É incrível como a mediocridade tem vencido a genialidade nos tempos atuais. É certo que os gênios, quase sempre, têm sua genialidade reconhecida muito tempo depois de descerem os sete palmos de chão. Porém, como vivo neste tempo, e por isso temo sentir tudo incrivelmente mais absurdo nesse tempo, por ser o único em que viverei, defendo que a vitória da mediocridade têm sido ainda mais contundente.
Eu sou a favor da completa adoração dos gênios. Isto porque eu não sou um gênio, eu reconheço que não o sou, e por isso admito, com relutância, que só é possível levar a vida mais ou menos confortável que tenho hoje porque existiriam e continuam a nascer gênios, grupo do qual não faço parte, o que me leva a pensar que minha existência é um favor. Um favor concedido pelos gênios.
Por pensar assim, me irrita profundamente que pessoas mediocres sejam capazes de destruir a reputação e a obra de gênios. Fico furioso quando vejo, por exemplo, Caetano Velloso tendo de se defender de críticas de um fofoqueiro qualquer que escreve anonimamente numa coluna de jornal. Ou quando vaiam João Gilberto. Até mesmo quando condenam Ronaldo por ter dormido com três travestis.
Deixo aqui meu repúdio à repressão a genialidade. Uma sociedade onde se ridiculariza os gênios, tende ao fim. Existimos graças a benevolência dos gênios, seus infiéis!
p.s.: Texto originalmente escrito para matar o tempo de um domingo qualquer. Publicado no respectivo blog que aparece no link do texto.

terça-feira, março 24, 2009

Decifrando o mal do mundo

Há tempos atrás, eu disse que escreveria sobre como acabar com a fome do mundo.

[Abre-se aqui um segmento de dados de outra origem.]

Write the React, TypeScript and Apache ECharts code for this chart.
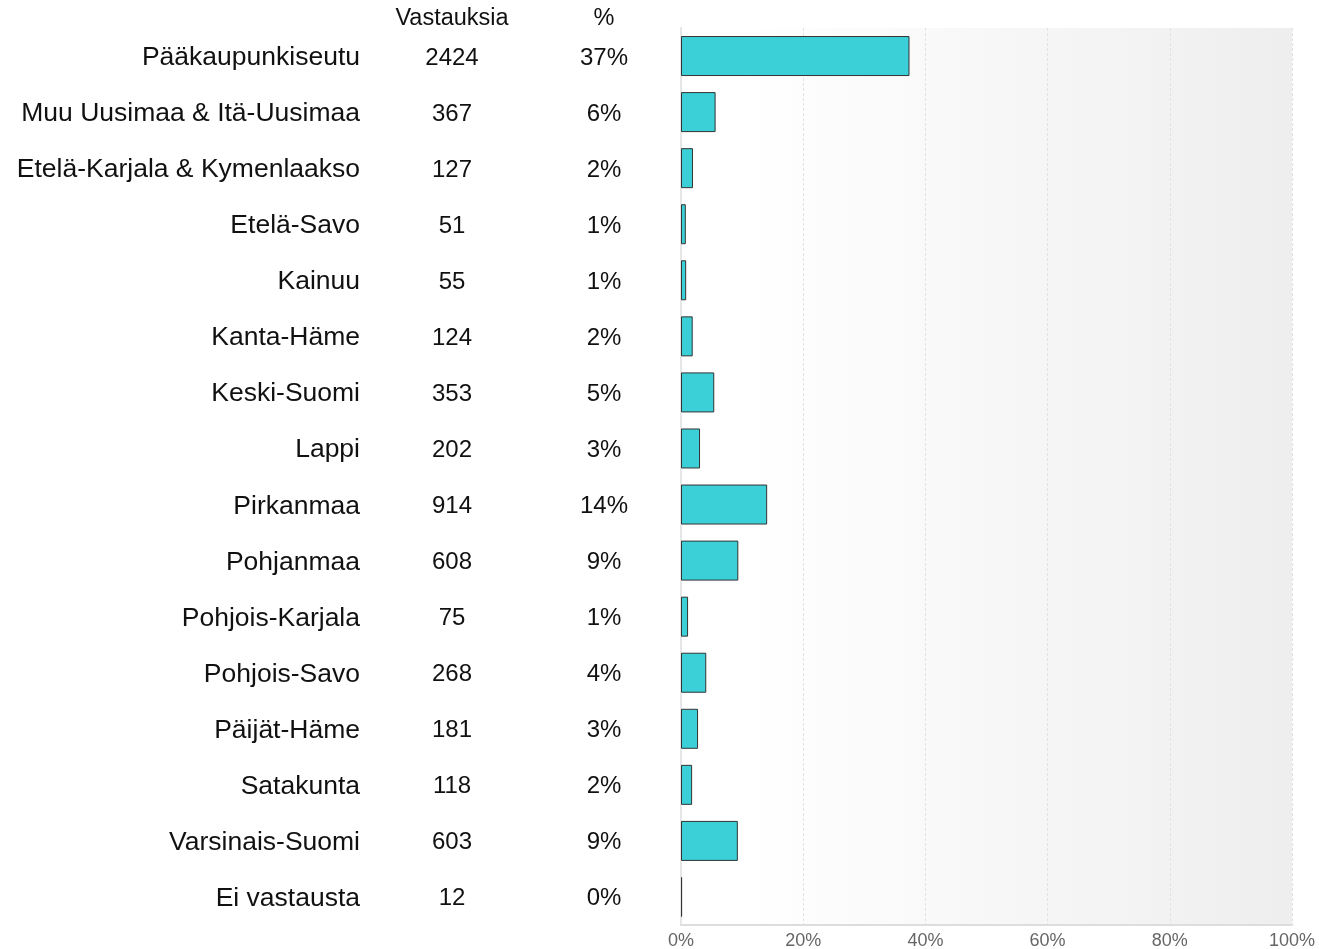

Pois é, acho que é chegado o momento - em meio a essa enorme crise - de socializar meu pensamento a respeito.


Começo com o âmago do argumento: o mal do mundo é o desperdício. Sim, eu sei, parece meio óbvio, assim de cara. Mas me permitam explicar melhor.

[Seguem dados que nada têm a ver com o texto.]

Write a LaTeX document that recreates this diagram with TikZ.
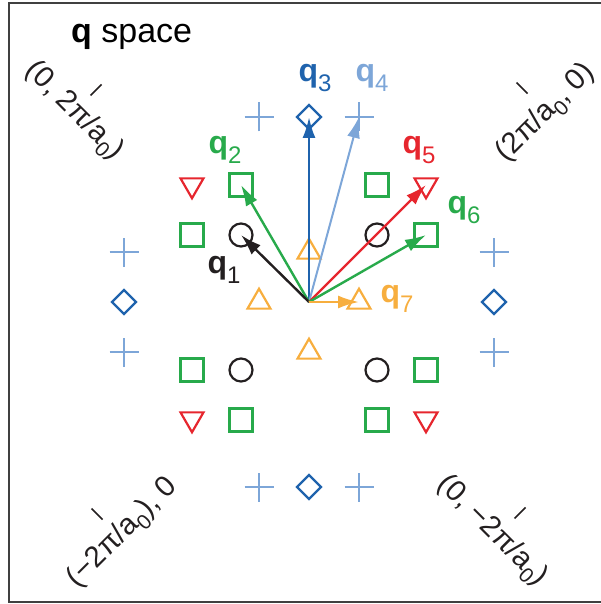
\documentclass[tikz,border=0pt]{standalone}
\usepackage{fontspec}
\setmainfont{Liberation Sans}
\usetikzlibrary{shapes.geometric,arrows.meta}
\definecolor{cgreen}{RGB}{40,170,75}
\definecolor{cred}{RGB}{230,38,46}
\definecolor{corange}{RGB}{247,174,62}
\definecolor{cdblue}{RGB}{31,99,173}
\definecolor{clblue}{RGB}{125,166,216}
\definecolor{cblack}{RGB}{35,31,32}
\newcommand{\qlab}[1]{\textbf{q}\raisebox{-0.3em}{\fontsize{24}{24}\selectfont #1}}
\newcommand{\azero}{a\raisebox{-0.25em}{\fontsize{21}{21}\selectfont 0}}
\begin{document}
\begin{tikzpicture}[x=1pt,y=-1pt,
  sym/.style={line width=2.2pt, inner sep=0pt, outer sep=0pt},
  sq/.style={sym, draw=cgreen, rectangle, minimum size=23pt},
  circ/.style={sym, draw=cblack, circle, minimum size=23pt},
  dia/.style={sym, draw=cdblue, diamond, minimum size=24pt},
  tru/.style={sym, draw=corange, regular polygon, regular polygon sides=3, minimum size=26.5pt},
  trd/.style={sym, draw=cred, regular polygon, regular polygon sides=3, minimum size=26.5pt, shape border rotate=180},
  plusarm/.style={line width=2pt, draw=clblue},
  vec/.style={line width=2.4pt, -{Latex[length=21pt,width=13pt]}},
  lab/.style={font=\fontsize{32}{36}\selectfont, inner sep=0pt},
  corner/.style={font=\fontsize{29.5}{36}\selectfont, inner sep=0pt, text=cblack},
  tick/.style={line width=1.5pt, draw=cblack}
  ]
\useasboundingbox (0,0) rectangle (600,604);
\draw[line width=2pt, draw=black!75] (601,3) -- (9,3) -- (9,602) -- (601,602);

\node[font=\fontsize{34}{40}\selectfont, anchor=base west, inner sep=0pt, text=black] (title) at (71,43) {\textbf{q} space};

% blue diamonds and plus signs
\node[dia] (d1) at (309,117) {};
\node[dia] (d2) at (124,302) {};
\node[dia] (d3) at (494,302) {};
\node[dia] (d4) at (309,487) {};
\foreach \n/\x/\y in {p1/259/117, p2/359/117, p3/124/252, p4/124/352, p5/494/252, p6/494/352, p7/259/487, p8/359/487}{
  \coordinate (\n) at (\x,\y);
  \draw[plusarm] ([xshift=-14.5pt]\n) -- ([xshift=14.5pt]\n);
  \draw[plusarm] ([yshift=-14.5pt]\n) -- ([yshift=14.5pt]\n);
}

% green squares
\node[sq] (s1) at (241,185) {};
\node[sq] (s2) at (377,185) {};
\node[sq] (s3) at (192,235) {};
\node[sq] (s4) at (426,235) {};
\node[sq] (s5) at (192,370) {};
\node[sq] (s6) at (426,370) {};
\node[sq] (s7) at (241,420) {};
\node[sq] (s8) at (377,420) {};

% black circles
\node[circ] (c1) at (241,235) {};
\node[circ] (c2) at (377,235) {};
\node[circ] (c3) at (241,370) {};
\node[circ] (c4) at (377,370) {};

% red triangles
\node[trd] (r1) at (192,185) {};
\node[trd] (r2) at (426,185) {};
\node[trd] (r3) at (192,419) {};
\node[trd] (r4) at (426,419) {};

% orange triangles
\node[tru] (t1) at (309,252) {};
\node[tru] (t2) at (259,302) {};
\node[tru] (t3) at (359,302) {};
\node[tru] (t4) at (309,352) {};

% vectors
\coordinate (o) at (309,302);
\draw[vec, cdblue] (o) -- (d1.center);
\draw[vec, clblue, line width=2pt] (o) -- (p2);
\draw[vec, cgreen] (o) -- (s1.center);
\draw[vec, cblack] (o) -- (c1.center);
\draw[vec, cred] (o) -- (r2.center);
\draw[vec, cgreen] (o) -- (s4.center);
\draw[vec, corange] (o) -- (t3.center);

% labels
\node[lab, text=cblack] (q1) at (224,270) {\qlab{1}};
\node[lab, text=cgreen] (q2) at (225,150) {\qlab{2}};
\node[lab, text=cdblue] (q3) at (315,78) {\qlab{3}};
\node[lab, text=clblue] (q4) at (372,78) {\qlab{4}};
\node[lab, text=cred] (q5) at (419,150) {\qlab{5}};
\node[lab, text=cgreen] (q6) at (464,210) {\qlab{6}};
\node[lab, text=corange] (q7) at (397,299) {\qlab{7}};

% corner labels
\node[corner, rotate=-45] (tl) at (74,111) {(0, 2π/\azero)};
\node[corner, rotate=45] (tr) at (546,113) {(2π/\azero, 0)};
\node[corner, rotate=45] (bl) at (123,533) {(−2π/\azero), 0};
\node[corner, rotate=-45] (br) at (492,531) {(0, −2π/\azero)};
\draw[tick] (90.5,95.5) -- (101.5,84.5);
\draw[tick] (516.5,82.5) -- (527.5,93.5);
\draw[tick] (91.5,508.5) -- (102.5,519.5);
\draw[tick] (514.5,518.5) -- (525.5,507.5);
\end{tikzpicture}
\end{document}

Num passeio despretencioso por nossa cidade (seja qual for ela), podemos perceber exemplos absurdos de desperdício. Mas a coisa que mais me impressionou, na minha última reflexão propiciada por uma longa viagem num coletivo, foi o desperdício de gente. É, seres humanos sendo desperdiçados!

Quantas reportagens foram feitas, nos ultimos 10 anos, acusando falta de agentes de fiscalização do IBAMA, CREA, Polícia Federal, entre tantos outros, para impedir e coibir diversos crimes como os ambientais ou o contrabando? Eu contei, desde que comecei a assistir televisão, foram exatamente 4.568 reportagens (quem duvidar, conteste com provas). Pois bem, considero que um individuo médio, relativamente ambicioso e apto para o trabalho, pode realizar essa atividade de fiscalização, concordam? Mas a gente perde toda essa mão de obra com atividades inúteis.

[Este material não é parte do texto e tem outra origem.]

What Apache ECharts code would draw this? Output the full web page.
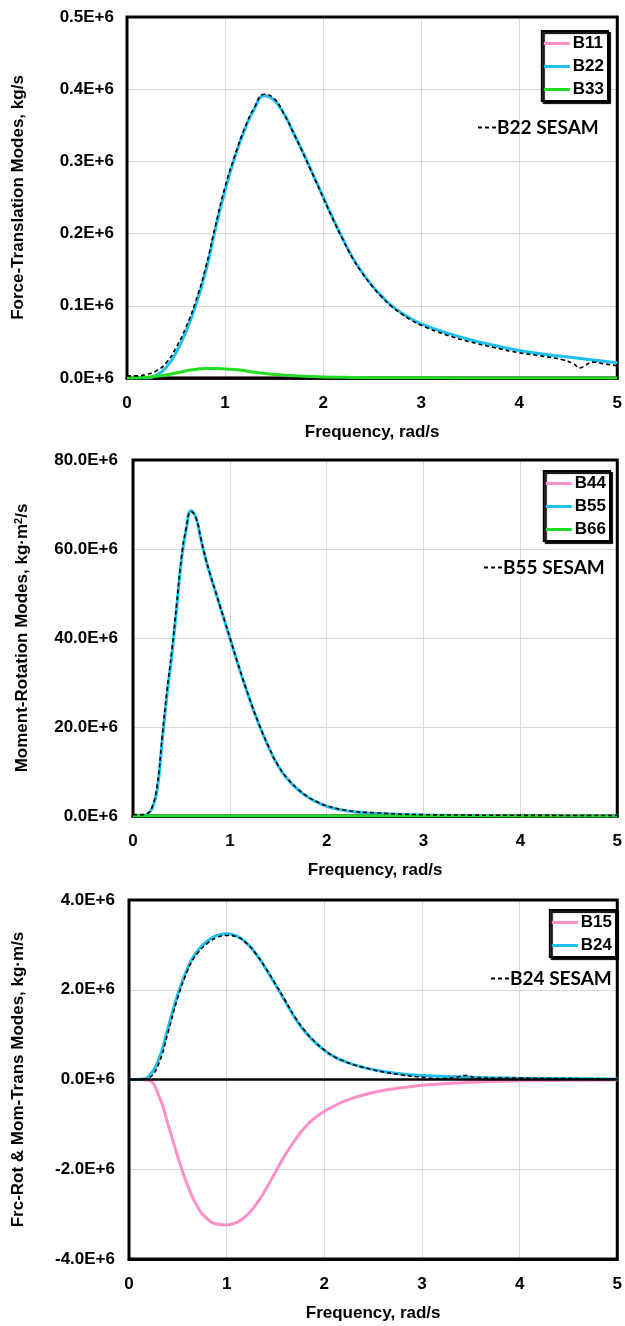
<!DOCTYPE html>
<html>
<head>
<meta charset="utf-8">
<script src="https://cdn.jsdelivr.net/npm/echarts@6/dist/echarts.min.js"></script>
<style>
  html, body { margin: 0; padding: 0; background: #ffffff; }
  #chart { width: 625px; height: 1326px; }
</style>
</head>
<body>
<div id="chart"></div>
<script>
// Frequency axis (rad/s)
const freqMin = 0, freqMax = 5, freqStep = 1;

// ---- Panel 1: force-translation damping, values in 1E+6 kg/s ----
const b11Freq = [0, 1, 2, 3, 4, 5];
const b11Val  = [0, 0, 0, 0, 0, 0];
const b22Freq = [0, 0.1, 0.2, 0.3, 0.4, 0.5, 0.6, 0.7, 0.8, 0.9, 1.0, 1.1, 1.2, 1.3, 1.4, 1.5, 1.6, 1.7, 1.8, 1.9, 2.0, 2.1, 2.2, 2.3, 2.4, 2.5, 2.6, 2.7, 2.8, 2.9, 3.0, 3.25, 3.5, 3.75, 4.0, 4.25, 4.5, 4.75, 5.0];
const b22Val  = [0, 0, 0, 0.004, 0.015, 0.035, 0.064, 0.100, 0.146, 0.205, 0.260, 0.306, 0.344, 0.373, 0.391, 0.385, 0.366, 0.339, 0.311, 0.281, 0.251, 0.221, 0.193, 0.167, 0.146, 0.128, 0.113, 0.100, 0.090, 0.082, 0.075, 0.063, 0.053, 0.045, 0.038, 0.033, 0.029, 0.025, 0.021];
const b33Freq = [0, 0.2, 0.35, 0.5, 0.65, 0.8, 0.9, 1.0, 1.15, 1.3, 1.5, 1.7, 2.0, 2.3, 2.7, 3.0, 4.0, 5.0];
const b33Val  = [0, 0.001, 0.003, 0.007, 0.011, 0.013, 0.013, 0.0125, 0.011, 0.008, 0.005, 0.003, 0.0015, 0.0008, 0.0003, 0.0002, 0.0001, 0.0001];
const b22SesamFreq = [0, 0.1, 0.2, 0.3, 0.4, 0.5, 0.6, 0.7, 0.8, 0.9, 1.0, 1.1, 1.2, 1.3, 1.4, 1.5, 1.6, 1.7, 1.8, 1.9, 2.0, 2.1, 2.2, 2.3, 2.4, 2.5, 2.6, 2.7, 2.8, 2.9, 3.0, 3.25, 3.5, 3.75, 4.0, 4.25, 4.45, 4.55, 4.62, 4.68, 4.75, 4.85, 5.0];
const b22SesamVal  = [0.003, 0.003, 0.005, 0.010, 0.021, 0.042, 0.070, 0.106, 0.152, 0.210, 0.265, 0.308, 0.346, 0.375, 0.393, 0.387, 0.366, 0.339, 0.310, 0.280, 0.250, 0.220, 0.192, 0.166, 0.145, 0.127, 0.112, 0.099, 0.089, 0.080, 0.073, 0.060, 0.050, 0.042, 0.035, 0.030, 0.025, 0.020, 0.014, 0.018, 0.022, 0.020, 0.017];

// ---- Panel 2: moment-rotation damping, values in 1E+6 kg·m²/s ----
const b44Freq = [0, 1, 2, 3, 4, 5];
const b44Val  = [0, 0, 0, 0, 0, 0];
const b55Freq = [0, 0.05, 0.1, 0.15, 0.2, 0.25, 0.3, 0.35, 0.4, 0.45, 0.5, 0.55, 0.6, 0.65, 0.7, 0.75, 0.8, 0.85, 0.9, 0.95, 1.0, 1.1, 1.2, 1.3, 1.4, 1.5, 1.6, 1.7, 1.8, 1.9, 2.0, 2.2, 2.5, 3.0, 3.5, 4.0, 5.0];
const b55Val  = [0, 0.05, 0.1, 0.4, 1.8, 6, 16.5, 27, 36, 46.5, 57.5, 64.5, 68.6, 67, 62.3, 57.8, 54, 50.5, 47, 43.5, 40, 33, 26.5, 20.6, 15.5, 11.2, 8.2, 6.0, 4.3, 3.1, 2.2, 1.2, 0.6, 0.2, 0.1, 0.05, 0.02];
const b66Freq = [0, 1, 2, 3, 4, 5];
const b66Val  = [0, 0, 0, 0, 0, 0];
const b55SesamFreq = [0, 0.05, 0.1, 0.15, 0.2, 0.25, 0.3, 0.35, 0.4, 0.45, 0.5, 0.55, 0.6, 0.65, 0.7, 0.75, 0.8, 0.85, 0.9, 0.95, 1.0, 1.1, 1.2, 1.3, 1.4, 1.5, 1.6, 1.7, 1.8, 1.9, 2.0, 2.2, 2.5, 3.0, 3.5, 4.0, 5.0];
const b55SesamVal  = [0.3, 0.3, 0.3, 0.6, 2.2, 7, 17.5, 28, 37, 47.5, 58, 64.8, 68.4, 67, 62.4, 57.9, 54.1, 50.6, 47.1, 43.6, 40.1, 33.1, 26.6, 20.7, 15.6, 11.3, 8.3, 6.1, 4.4, 3.2, 2.3, 1.3, 0.7, 0.3, 0.2, 0.15, 0.1];

// ---- Panel 3: coupled force-rotation / moment-translation, values in 1E+6 kg·m/s ----
const b15Freq = [0, 0.1, 0.2, 0.3, 0.4, 0.5, 0.6, 0.7, 0.8, 0.9, 1.0, 1.1, 1.2, 1.3, 1.4, 1.5, 1.6, 1.7, 1.8, 1.9, 2.0, 2.1, 2.2, 2.3, 2.4, 2.5, 2.6, 2.7, 2.8, 2.9, 3.0, 3.5, 4.0, 5.0];
const b15Val  = [0, 0, -0.02, -0.33, -1.00, -1.72, -2.36, -2.83, -3.10, -3.22, -3.24, -3.19, -3.04, -2.79, -2.45, -2.06, -1.68, -1.35, -1.07, -0.86, -0.71, -0.59, -0.49, -0.41, -0.345, -0.29, -0.245, -0.21, -0.18, -0.155, -0.13, -0.06, -0.03, -0.01];
const b24Freq = [0, 0.1, 0.15, 0.2, 0.3, 0.4, 0.5, 0.6, 0.65, 0.7, 0.8, 0.9, 1.0, 1.1, 1.2, 1.3, 1.4, 1.5, 1.6, 1.7, 1.8, 1.9, 2.0, 2.1, 2.2, 2.3, 2.4, 2.5, 2.6, 2.8, 3.0, 3.5, 4.0, 5.0];
const b24Val  = [0, 0, 0.01, 0.06, 0.42, 1.15, 1.90, 2.48, 2.70, 2.86, 3.08, 3.21, 3.25, 3.20, 3.05, 2.80, 2.47, 2.11, 1.74, 1.37, 1.07, 0.84, 0.65, 0.51, 0.41, 0.33, 0.27, 0.22, 0.18, 0.12, 0.09, 0.05, 0.03, 0.01];
const b24SesamFreq = [0, 0.1, 0.15, 0.2, 0.3, 0.4, 0.5, 0.6, 0.65, 0.7, 0.8, 0.9, 1.0, 1.1, 1.2, 1.3, 1.4, 1.5, 1.6, 1.7, 1.8, 1.9, 2.0, 2.1, 2.2, 2.3, 2.4, 2.5, 2.6, 2.8, 3.0, 3.2, 3.35, 3.45, 3.55, 3.8, 4.0, 4.5, 5.0];
const b24SesamVal  = [0, 0, 0.01, 0.03, 0.33, 1.05, 1.83, 2.43, 2.65, 2.81, 3.03, 3.16, 3.21, 3.18, 3.04, 2.80, 2.48, 2.13, 1.76, 1.39, 1.09, 0.85, 0.66, 0.51, 0.41, 0.33, 0.27, 0.22, 0.17, 0.10, 0.05, 0.02, 0.05, 0.09, 0.04, 0.03, 0.03, 0.02, 0.01];

// Y-axis ranges per panel (1E+6 units)
const yRanges = [
  { min: 0, max: 0.5, interval: 0.1 },
  { min: 0, max: 80, interval: 20 },
  { min: -4, max: 4, interval: 2 }
];

const FONT = '"Liberation Sans", Arial, sans-serif';
const SESAM_FONT = 'Lato, "Open Sans", sans-serif';
const PINK = '#FF8FC7', CYAN = '#1DBFEF', GREEN = '#22DD22', GRID_GRAY = '#d9d9d9';
const FS = 17;

const zip = (xs, ys) => xs.map((x, i) => [x, ys[i]]);

const grids = [
  { left: 127, top: 17, width: 492, height: 361 },
  { left: 133, top: 460, width: 487, height: 356 },
  { left: 129, top: 900, width: 494, height: 359 }
].map(g => Object.assign(g, { show: true, borderColor: '#000', borderWidth: 3, backgroundColor: 'transparent', z: 1 }));

const labelStyle = { color: '#000', fontFamily: FONT, fontWeight: 'bold', fontSize: FS };

const xAxes = [0, 1, 2].map(i => ({
  gridIndex: i, type: 'value', min: freqMin, max: freqMax, interval: freqStep,
  axisLine: { show: true, onZero: false, lineStyle: { color: '#000', width: 3 } },
  axisTick: { show: false },
  splitLine: { show: true, lineStyle: { color: GRID_GRAY, width: 1 } },
  axisLabel: Object.assign({ margin: 17, formatter: v => String(v) }, labelStyle),
  name: 'Frequency, rad/s', nameLocation: 'middle', nameGap: 46,
  nameTextStyle: Object.assign({}, labelStyle)
}));

const yNames = [
  'Force-Translation Modes, kg/s',
  '{b|Moment-Rotation Modes, kg·m}{sup|2}{b|/s}',
  'Frc-Rot & Mom-Trans Modes, kg·m/s'
];
const yNameGaps = [100, 102, 102];
const yLabelMargins = [13, 15, 14];

const yAxes = [0, 1, 2].map(i => ({
  gridIndex: i, type: 'value',
  min: yRanges[i].min, max: yRanges[i].max, interval: yRanges[i].interval,
  axisLine: { show: false }, axisTick: { show: false },
  splitLine: { show: true, lineStyle: { color: GRID_GRAY, width: 1 } },
  axisLabel: Object.assign({ margin: yLabelMargins[i], formatter: v => v.toFixed(1) + 'E+6' }, labelStyle),
  name: yNames[i], nameLocation: 'middle', nameGap: yNameGaps[i],
  nameTextStyle: Object.assign({}, labelStyle, {
    rich: {
      b: { fontFamily: FONT, fontWeight: 'bold', fontSize: FS, color: '#000' },
      sup: { fontFamily: FONT, fontWeight: 'bold', fontSize: 11, color: '#000', verticalAlign: 'top', padding: [0, 0, 7, 0] }
    }
  })
}));

function solid(name, idx, xs, ys, color, extra) {
  return Object.assign({
    name, type: 'line', xAxisIndex: idx, yAxisIndex: idx,
    data: zip(xs, ys), smooth: 0.5, symbol: 'none',
    lineStyle: { color, width: 3 }, itemStyle: { color }
  }, extra || {});
}
function dashed(name, idx, xs, ys) {
  return {
    name, type: 'line', xAxisIndex: idx, yAxisIndex: idx,
    data: zip(xs, ys), smooth: 0.5, symbol: 'none',
    lineStyle: { color: '#000', width: 1.6, type: [4, 3] }, itemStyle: { color: '#000' }
  };
}

const series = [
  // zero-valued pink traces sit under the plot frame
  solid('B11', 0, b11Freq, b11Val, PINK, { z: 0 }),
  solid('B22', 0, b22Freq, b22Val, CYAN),
  solid('B33', 0, b33Freq, b33Val, GREEN),
  dashed('B22 SESAM', 0, b22SesamFreq, b22SesamVal),

  solid('B44', 1, b44Freq, b44Val, PINK, { z: 0 }),
  solid('B55', 1, b55Freq, b55Val, CYAN),
  solid('B66', 1, b66Freq, b66Val, GREEN),
  dashed('B55 SESAM', 1, b55SesamFreq, b55SesamVal),

  solid('B15', 2, b15Freq, b15Val, PINK, {
    markLine: {
      silent: true, symbol: 'none', label: { show: false },
      lineStyle: { color: '#000', width: 2.5, type: 'solid' },
      data: [{ yAxis: 0 }]
    }
  }),
  solid('B24', 2, b24Freq, b24Val, CYAN),
  dashed('B24 SESAM', 2, b24SesamFreq, b24SesamVal)
];

const LINE_ICON = 'path://M0,0H26V3H0Z';
const DASH_ICON = 'path://M0,0h4v2h-4z M7,0h4v2h-4z M14,0h4v2h-4z';

function boxLegend(names, right, top) {
  return {
    data: names, orient: 'vertical', right, top,
    selectedMode: false, icon: LINE_ICON,
    backgroundColor: '#fff', borderColor: '#000', borderWidth: 2,
    shadowColor: '#000', shadowOffsetX: 2, shadowOffsetY: 2, shadowBlur: 1,
    padding: [4, 4, 3, 2], itemGap: 6, itemWidth: 26, itemHeight: 3,
    textStyle: { color: '#000', fontFamily: FONT, fontWeight: 'bold', fontSize: FS, padding: [0, 0, 0, -2] }
  };
}
function sesamLegend(name, left, top) {
  return {
    data: [name], left, top, selectedMode: false, padding: 0,
    icon: DASH_ICON, itemWidth: 18, itemHeight: 2,
    textStyle: { color: '#000', fontFamily: SESAM_FONT, fontWeight: 'bold', fontSize: 19, padding: [0, 0, 0, -4] }
  };
}

const option = {
  animation: false,
  backgroundColor: '#fff',
  grid: grids,
  xAxis: xAxes,
  yAxis: yAxes,
  legend: [
    boxLegend(['B11', 'B22', 'B33'], 17, 31),
    sesamLegend('B22 SESAM', 478, 118),
    boxLegend(['B44', 'B55', 'B66'], 15, 471),
    sesamLegend('B55 SESAM', 484, 558),
    boxLegend(['B15', 'B24'], 9, 910),
    sesamLegend('B24 SESAM', 491, 969)
  ],
  series
};

const chart = echarts.init(document.getElementById('chart'), null, { renderer: 'canvas' });
chart.setOption(option);
</script>
</body>
</html>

Na Estação Iguatemi, frenético ponto de embarque e desembarque de passageiros (ainda mais frenéticos) da cidade de Salvador, há um exemplo emblemático disto que vos falo. Profissionais (concursados!), que tem como principal função sinalizar para os ônibus que eles devem ir para frente. Diabos, será que algum motorista de ônibus não sabe que ele deve ir para o ponto livre mais adiante da plataforma de embarque, parar, esperar embarque e desembarque, e seguir em frente, o mais rápido possível? Será que o gesto, com a mão erguida no sentido de fora para dentro do corpo, com a palma da mão estendida, indicando pressa, faz alguma diferença no trabalho dos motoristas? Eu acredito firmemente que não.
Existem outros exemplos... Quem já viu a manchete: "segurança de banco age com rapidez e impede assalto de grandes proporções" ? Aposto que nenhum de vocês. Segurança de banco é um desperdício de gente. Na verdade a única atividade produtiva deles é irritar pessoas que têm pressa, ao travar aquela maldita porta giratória. Qualquer assaltante que se preze rende facilmente os seguranças dos bancos.
Há um exemplo de desperdício ainda mais notório: quem já viu alguma utilidade em comentarista de futebol? O cara chega lá, assim o jogo de graça e pior, recebe um salário razoável para dizer o óbvio: o time que ataca mais tá melhor, o que ataca menos tá próximo de tomar um gol. É muita inutilidade.
Poderia citar milhares de outros exemplos... mas prefiro deixar que vocês mesmos pensem neles. A solução para todos os problemas do mundo está em identificar todos os focos de disperdício, arrebatar essa gente, recrutar para as funções e certas e lhes colocar nessas vagas, abolindo de uma vez todas as funções inúteis da face da terra, como a do locutor de supermercado. Teriamos um mundo mais justo, funcionalmente mais dinâmico, mais rico, mais eficiente, e mais feliz. E quem duvidar da grandeza do meu argumento que tente me convencer.